Malware coders can still evade sandbox environments, this is based on their creativity but there are some known techniques for doing so, worth mentioning techniques for detecting the sandbox (different from real-scenarios), exploiting gasps and weaknesses from the sandbox itself, or setting some triggers or “logic bombs” that can trigger delayed instructions.

Since sandboxing can be considered a study mechanism of malware behavior we can move on directly to the reverse engineering of it. If you are not familiar with the term, this is a technique used to go backward from an executable piece of software and reconstruct the base of understandable code elements and capabilities.

This is typically done when the source of the executable code is not available.
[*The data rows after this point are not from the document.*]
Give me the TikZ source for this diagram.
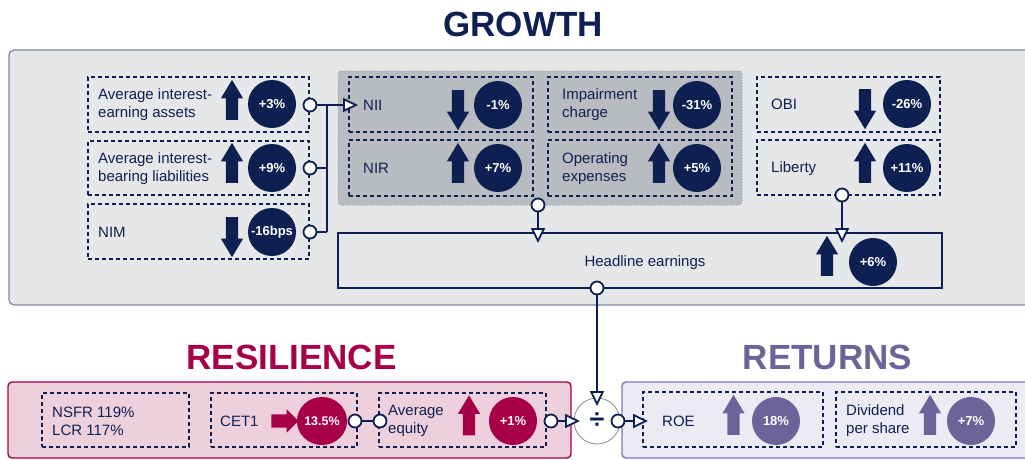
\documentclass[tikz,border=0pt]{standalone}
\usepackage{fontspec}
\setmainfont{Liberation Sans}
\usetikzlibrary{shapes.arrows,shapes.geometric,arrows.meta}
\definecolor{navy}{HTML}{0E2052}
\definecolor{crim}{HTML}{A70048}
\definecolor{purp}{HTML}{6C6499}
\definecolor{gbg}{HTML}{E6E7E9}
\definecolor{gborder}{HTML}{7A86A0}
\definecolor{grpfill}{HTML}{B8BCC1}
\definecolor{grpline}{HTML}{9DA2A8}
\definecolor{resbg}{HTML}{EED0DC}
\definecolor{resline}{HTML}{A8004B}
\definecolor{retbg}{HTML}{ECEBF3}
\definecolor{retline}{HTML}{7D74C8}
\definecolor{divline}{HTML}{8C8C8C}
\begin{document}
\begin{tikzpicture}[x=1pt,y=-1pt,
  dbox/.style={rectangle, draw=navy, dash pattern=on 4pt off 3pt, line width=1.2pt, inner sep=0pt},
  lbl/.style={anchor=west, text=navy, font=\fontsize{15}{18}\selectfont, align=left, inner sep=0pt},
  val/.style={circle, fill=navy, text=white, font=\bfseries\fontsize{13}{15}\selectfont, minimum size=48pt, inner sep=0pt},
  uparr/.style={single arrow, shape border rotate=90, fill=navy, minimum height=40pt, minimum width=22pt, single arrow head extend=5pt, single arrow tip angle=62, inner sep=6pt},
  dnarr/.style={uparr, shape border rotate=270},
  dotc/.style={circle, draw=navy, fill=white, line width=1.8pt, minimum size=13pt, inner sep=0pt},
  conn/.style={draw=navy, line width=1.3pt},
  tri/.style={-{Triangle[length=15pt, width=14pt, line width=1.8pt, fill=white]}},
  title/.style={font=\bfseries\fontsize{35}{40}\selectfont, inner sep=0pt}
]
\useasboundingbox (0,0) rectangle (1025,459);

% ---------------- GROWTH ----------------
\node[title, text=navy] (tgrowth) at (523,24) {GROWTH};
\draw[fill=gbg, draw=gborder, line width=1.2pt, rounded corners=5pt] (9,50) rectangle (1045,305);

% left column
\node[dbox, minimum width=221pt, minimum height=55pt] (b1) at (198.5,104.5) {};
\node[dbox, minimum width=221pt, minimum height=54pt] (b2) at (198.5,168) {};
\node[dbox, minimum width=221pt, minimum height=55pt] (b3) at (198.5,231.5) {};
\node[lbl] (l1) at (98,105) {Average interest-\\earning assets};
\node[lbl] (l2) at (98,168.5) {Average interest-\\bearing liabilities};
\node[lbl] (l3) at (98,232) {NIM};
\node[uparr] (a1) at (232,105) {};
\node[uparr] (a2) at (232,168) {};
\node[dnarr] (a3) at (232,232) {};
\node[val] (v1) at (272,104) {+3\%};
\node[val] (v2) at (272,168) {+9\%};
\node[val] (v3) at (272,232) {-16bps};

% grey group
\node[rectangle, fill=grpfill, draw=grpline, dotted, line width=1pt, rounded corners=3pt, minimum width=404pt, minimum height=134pt, inner sep=0pt] (grp) at (540,138) {};
\node[dbox, minimum width=184pt, minimum height=55pt] (bnii) at (441,104.5) {};
\node[dbox, minimum width=184pt, minimum height=56pt] (bnir) at (441,168) {};
\node[dbox, minimum width=184pt, minimum height=55pt] (bimp) at (640,104.5) {};
\node[dbox, minimum width=184pt, minimum height=56pt] (bope) at (640,168) {};
\node[lbl] (lnii) at (363,105) {NII};
\node[lbl] (lnir) at (363,168.5) {NIR};
\node[lbl] (limp) at (562,105) {Impairment\\charge};
\node[lbl] (lope) at (562,168.5) {Operating\\expenses};
\node[dnarr] (anii) at (458,105) {};
\node[uparr] (anir) at (458,168) {};
\node[dnarr] (aimp) at (659,105) {};
\node[uparr] (aope) at (659,168) {};
\node[val] (vnii) at (498,105) {-1\%};
\node[val] (vnir) at (498,168) {+7\%};
\node[val] (vimp) at (697,105) {-31\%};
\node[val] (vope) at (697,168) {+5\%};

% right column
\node[dbox, minimum width=183pt, minimum height=55pt] (bobi) at (848.5,104.5) {};
\node[dbox, minimum width=183pt, minimum height=55pt] (blib) at (848.5,167.5) {};
\node[lbl] (lobi) at (771,104.5) {OBI};
\node[lbl] (llib) at (771,168.5) {Liberty};
\node[dnarr] (aobi) at (865,104) {};
\node[uparr] (alib) at (865,168) {};
\node[val] (vobi) at (907,104) {-26\%};
\node[val] (vlib) at (907,168) {+11\%};

% headline
\node[rectangle, draw=navy, fill=gbg, line width=1.3pt, minimum width=604pt, minimum height=55pt, inner sep=0pt] (head) at (640,260.5) {};
\node[text=navy, font=\fontsize{15}{18}\selectfont, inner sep=0pt] (lhead) at (645,262.5) {Headline earnings};
\node[uparr] (ahead) at (827,261) {};
\node[val] (vhead) at (873,262) {+6\%};

% connectors (growth)
\coordinate (busT) at (327,105);
\coordinate (busB) at (327,232);
\coordinate (niitip) at (358,105);
\coordinate (headtipA) at (538,243);
\coordinate (headtipB) at (842,243);
\node[dotc] (d1) at (310,105) {};
\node[dotc] (d2) at (310,168) {};
\node[dotc] (d3) at (310,232) {};
\node[dotc] (dgrp) at (538,205) {};
\node[dotc] (dlib) at (842,195) {};
\draw[conn] (busT) -- (busB);
\draw[conn] (d2) -- (d2 -| busT);
\draw[conn] (d3) -- (busB);
\draw[conn, tri] (d1) -- (niitip);
\draw[conn, tri] (dgrp) -- (headtipA);
\draw[conn, tri] (dlib) -- (headtipB);

% ---------------- RESILIENCE ----------------
\node[title, text=crim] (tres) at (291.5,357.5) {RESILIENCE};
\draw[fill=resbg, draw=resline, line width=1.4pt, rounded corners=4pt] (8,382) rectangle (571,458);
\node[dbox, minimum width=147pt, minimum height=54pt] (bnsfr) at (115.5,420) {};
\node[dbox, minimum width=146pt, minimum height=54pt] (bcet) at (284,420) {};
\node[dbox, minimum width=167pt, minimum height=54pt] (beq) at (462.5,420) {};
\node[lbl] (lnsfr) at (52,421) {NSFR 119\%\\LCR 117\%};
\node[lbl] (lcet) at (220,421.5) {CET1};
\node[lbl] (leq) at (388,421) {Average\\equity};
\node[single arrow, fill=crim, minimum height=27pt, minimum width=23pt, single arrow head extend=5pt, single arrow tip angle=90, inner sep=6.5pt] (acet) at (281.5,421) {};
\node[uparr, fill=crim] (aeq) at (469,420.5) {};
\node[ellipse, fill=crim, text=white, font=\bfseries\fontsize{12.5}{15}\selectfont, minimum width=45pt, minimum height=48pt, inner sep=0pt] (vcet) at (322,421) {13.5\%};
\node[val, fill=crim] (veq) at (513,421) {+1\%};

% divide
\node[circle, draw=divline, fill=white, line width=0.8pt, minimum size=46pt, inner sep=0pt, text=navy, font=\bfseries\fontsize{27}{29}\selectfont] (div) at (597,421) {÷};

% ---------------- RETURNS ----------------
\node[title, text=purp] (tret) at (827.5,357.5) {RETURNS};
\draw[fill=retbg, draw=retline, line width=1.4pt, rounded corners=4pt] (622,382) rectangle (1045,458);
\node[dbox, minimum width=180pt, minimum height=55pt] (broe) at (733,419.5) {};
\node[dbox, minimum width=180pt, minimum height=55pt] (bdiv) at (926,419.5) {};
\node[lbl] (lroe) at (662,421.5) {ROE};
\node[lbl] (ldps) at (846,421) {Dividend\\per share};
\node[uparr, fill=purp] (aroe) at (733.5,420) {};
\node[uparr, fill=purp] (adps) at (930,420) {};
\node[val, fill=purp] (vroe) at (776,421) {18\%};
\node[val, fill=purp] (vdps) at (971,421) {+7\%};

% connectors (bottom)
\coordinate (divtipT) at (597,406);
\coordinate (divtipL) at (580,421);
\coordinate (roetip) at (648,421);
\node[dotc] (dhead) at (597,288) {};
\node[dotc] (dcet) at (355,421) {};
\node[dotc] (deqL) at (380,421) {};
\node[dotc] (deqR) at (551,421) {};
\node[dotc] (ddiv) at (618,421) {};
\draw[conn] (dcet) -- (deqL);
\draw[conn, tri] (dhead) -- (divtipT);
\draw[conn, tri] (deqR) -- (divtipL);
\draw[conn, tri] (ddiv) -- (roetip);
\end{tikzpicture}
\end{document}
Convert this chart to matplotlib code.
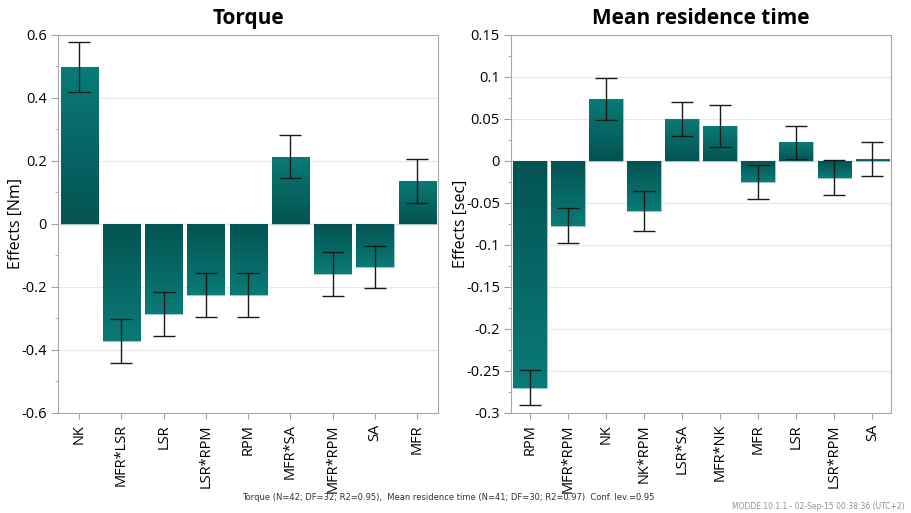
import numpy as np
import matplotlib.pyplot as plt
from matplotlib.colors import LinearSegmentedColormap

plt.rcParams['font.family'] = ['Open Sans', 'DejaVu Sans']
plt.rcParams['axes.unicode_minus'] = False

# Torque
torque_terms = ['NK', 'MFR*LSR', 'LSR', 'LSR*RPM', 'RPM', 'MFR*SA', 'MFR*RPM', 'SA', 'MFR']
torque_eff = [0.497, -0.371, -0.286, -0.225, -0.225, 0.214, -0.159, -0.137, 0.137]
torque_err = [0.079, 0.069, 0.070, 0.069, 0.069, 0.069, 0.069, 0.067, 0.070]

# Mean residence time
mrt_terms = ['RPM', 'MFR*RPM', 'NK', 'NK*RPM', 'LSR*SA', 'MFR*NK', 'MFR', 'LSR', 'LSR*RPM', 'SA']
mrt_eff = [-0.270, -0.077, 0.074, -0.060, 0.050, 0.041, -0.025, 0.022, -0.020, 0.002]
mrt_err = [0.021, 0.021, 0.025, 0.024, 0.020, 0.025, 0.020, 0.020, 0.021, 0.020]

cmap = LinearSegmentedColormap.from_list('teal', ['#035352', '#0a7b77'])
grad = np.linspace(0, 1, 256).reshape(-1, 1)


def fmt(v, p):
    if abs(v) < 1e-9:
        return '0'
    return '%g' % round(v, 3)


def effect_plot(ax, terms, eff, err, title, ylabel, ylim, major, minor, label_x):
    x = np.arange(len(terms))
    bars = ax.bar(x, eff, width=0.88, color='#06625f', edgecolor='#9fc9c6', linewidth=0.8, zorder=2)
    # gradient: dark at zero, lighter at bar tip
    for b, v in zip(bars, eff):
        x0 = b.get_x()
        w = b.get_width()
        img = grad if v >= 0 else grad[::-1]
        im = ax.imshow(img, cmap=cmap, aspect='auto', origin='lower', interpolation='bilinear',
                       extent=[x0, x0 + w, min(0, v), max(0, v)], zorder=2.5)
        im.set_clip_path(b)
    ax.errorbar(x, eff, yerr=err, fmt='none', ecolor='#1a1a1a', elinewidth=1, capsize=8, capthick=1, zorder=3)
    ax.set_xlim(-0.5, len(terms) - 0.5)
    ax.set_ylim(ylim)
    ax.set_yticks(np.arange(ylim[0], ylim[1] + major / 2, major))
    ax.set_yticks(np.arange(ylim[0], ylim[1] + minor / 2, minor), minor=True)
    ax.yaxis.set_major_formatter(plt.FuncFormatter(fmt))
    ax.set_xticks(x)
    ax.set_xticklabels(terms, rotation=90, fontsize=10.5)
    ax.tick_params(axis='y', labelsize=10.5, color='#a0a0a0', length=5, pad=3)
    ax.tick_params(axis='y', which='minor', color='#a0a0a0', length=2.5)
    ax.tick_params(axis='x', color='#a0a0a0', length=4, pad=4)
    ax.grid(axis='y', color='#e8e8e8', linewidth=0.8, zorder=0)
    ax.axhline(0, color='#a0a0a0', linewidth=0.8, zorder=1)
    for s in ax.spines.values():
        s.set_color('#a8a8a8')
    ax.set_title(title, fontsize=15, fontweight='bold', pad=8)
    ax.set_ylabel(ylabel, fontsize=11.5, va='center')
    ax.yaxis.set_label_coords(label_x, 0.5)


fig = plt.figure(figsize=(9.12, 5.13), dpi=100)
ax1 = fig.add_axes([0.0636, 0.195, 0.417, 0.737])
ax2 = fig.add_axes([0.5603, 0.195, 0.417, 0.737])

effect_plot(ax1, torque_terms, torque_eff, torque_err, 'Torque', 'Effects [Nm]', (-0.6, 0.6), 0.2, 0.1, -0.11)
effect_plot(ax2, mrt_terms, mrt_eff, mrt_err, 'Mean residence time', 'Effects [sec]', (-0.3, 0.15), 0.05, 0.025, -0.132)

fig.text(0.265, 0.025, 'Torque (N=42; DF=32; R2=0.95),  Mean residence time (N=41; DF=30; R2=0.97)  Conf. lev.=0.95',
         fontsize=6, color='#333333', family=['Liberation Sans Narrow', 'DejaVu Sans'])
fig.text(0.992, 0.008, 'MODDE 10.1.1 - 02-Sep-15 00:38:36 (UTC+2)', fontsize=5.5, color='#909090', ha='right',
         family=['Liberation Sans Narrow', 'DejaVu Sans'])

fig.savefig('out.png', dpi=100)
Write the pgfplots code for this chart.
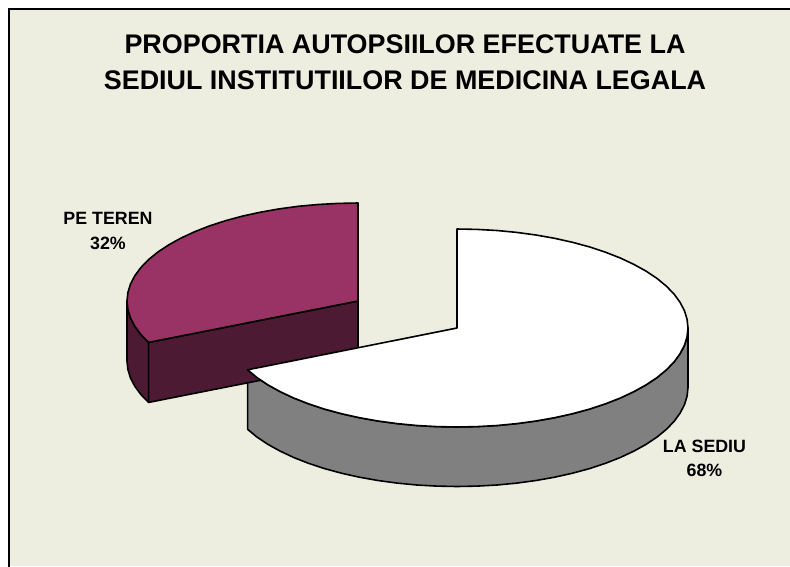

On a personal note, Reverse engineering is the hardest topic in software, period. It requires a solid foundation of low-level code and assembler language. If you are into malware coding, or if you are an experienced developer you should be familiar with network and cryptography, even more with persistence. It takes a substantial investment in time to understand what’s exactly the malware doing.

The context of Malware reverse engineering basically studies the infection, exploitation, and exfiltration techniques of the software. This of course requires a controlled environment in which you can analyze this … well, hello there Mr. Sandbox!

The software analysis can be done in two modes. The static analysis is a little bit more than disassembling the program. And the dynamic analysis is when the program runs and the behavior is monitored.

A test lab for reverse engineering should go beyond the virtualization environments that we might use for penetration testing, into a more robust sandbox that stops or at least present strong controls for any external interaction by the malware.

A good way to start this is by creating an isolated reverse engineering sandbox system with no internet, and if cannot, try at least that be outside your home network.

With all of this in mind, you can scale up your malware analysis with manual, static, interactive, or fully automatic analysis, each one will provide benefits and target specific evaluation criteria.

Both elements are toe-to-toe if you are curious enough to research malware and how works. Security and Malware evolve daily, and the trend will be more sophisticated malware by the time you are reading this.

Keep yourself updated, and educate yourself to avoid being infected.